Un avenir confortable
Il y a quelques jours,
j'ai fait la connaissance du fils de ma sœur. Tout petit bout
d'homme qui, à ce moment, était certes magnifique, mais qui,
étrangement, me rappelait Yoda, au grand déplaisir des parents.
Pourtant, dans ma tête c'était un compliment. Étrange, sans doute,
mais il s'agit d'un personnage aussi charmant que sage et dont le
faciès mobile exprime beaucoup plus que ce que ses textes ne nous
disent. Soit exactement ce qu'un poupon de huit jours peut partager
avec le monde extérieur.
Il sentait bon le bébé,
il était sage. Confiant d'être dans les bras de cette tante qui ne
lui disait. J'étais fascinée. La dernière fois que j'avais tenu un
bébé aussi jeune dans mes bras, c'était sa mère. Sous la
supervision attentive de la nôtre, dans un divan duquel je ne
pouvais absolument pas tomber et qui aurait accueilli la chute de ma
sœur si jamais je l'avais échappée. Ce que je n'avais pas fait.
De son côté, Maman
rayonnait. J'avais l'impression qu'elle était redevenue la mère de
mon enfance. Celle autour duquel notre monde tournait. Le centre
inéluctable de l'Univers. Elle ne s'arrogeait pas le rôle de la
mère de l'enfant, ce n'était pas son genre. Elle se contentait
d'être la grand-maman de l'un et la maman des autres. Ses poussins
longuement tricotés. Ceux qu'elle avait espérés, attendus et
accueillis en ce monde. Ceux qui l'avaient émue, désespérée,
encouragée, touchée par les personnalités qu'elle ne pouvait pas
avoir imaginer lorsqu'ils grandissaient en son sein.
D'entendre ma sœur
dire : « mon fils », me faisait un drôle d'effet.

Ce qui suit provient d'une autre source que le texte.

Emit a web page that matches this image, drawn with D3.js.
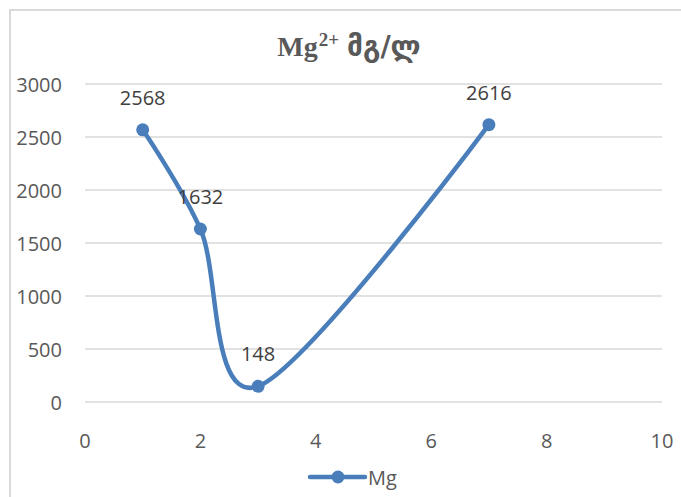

J'avais suivi sa grossesse avec enthousiasme. Elle m'avait laissé
toucher les mouvements impromptus sur sa bédaine comme Maman m'avait
laissé sentir les trois autres, autrefois. C'était une belle
histoire, une belle nouvelle, une belle vie. Sauf que ça demeurait,
en quelque sorte, théorique.
Ce soir-là, la réalité
me rattrapait. Celle dans laquelle j'étais une éternelle
célibataire, celle dans laquelle mon petit côté porc-épic
repoussait beaucoup de gens, celle qui a poursuivi toute sa vie une
soif d'absolu qui n'existait probablement pas ailleurs que dans mon
imaginaire et qui faisait en sorte que je travaillais mon deuil de
maternité depuis bientôt cinq ans. Malgré tout, je n'étais ni
jalouse ni envieuse, simplement perdue. Perdue dans le rôle que
j'avais à jouer dans cette famille désormais élargie.
J'aurais dû être celle
qui présentait un premier petit enfant à nos parents. Un manquement
de plus à la liste déjà longue de ceux que je m'arrogeais.
Je savais que le temps
m'apprendrait bien assez vite l'espace que je pourrais occuper dans
ce nouvel environnement.
Et j'étais assez
optimiste pour croire que celui-ci serait éminemment confortable.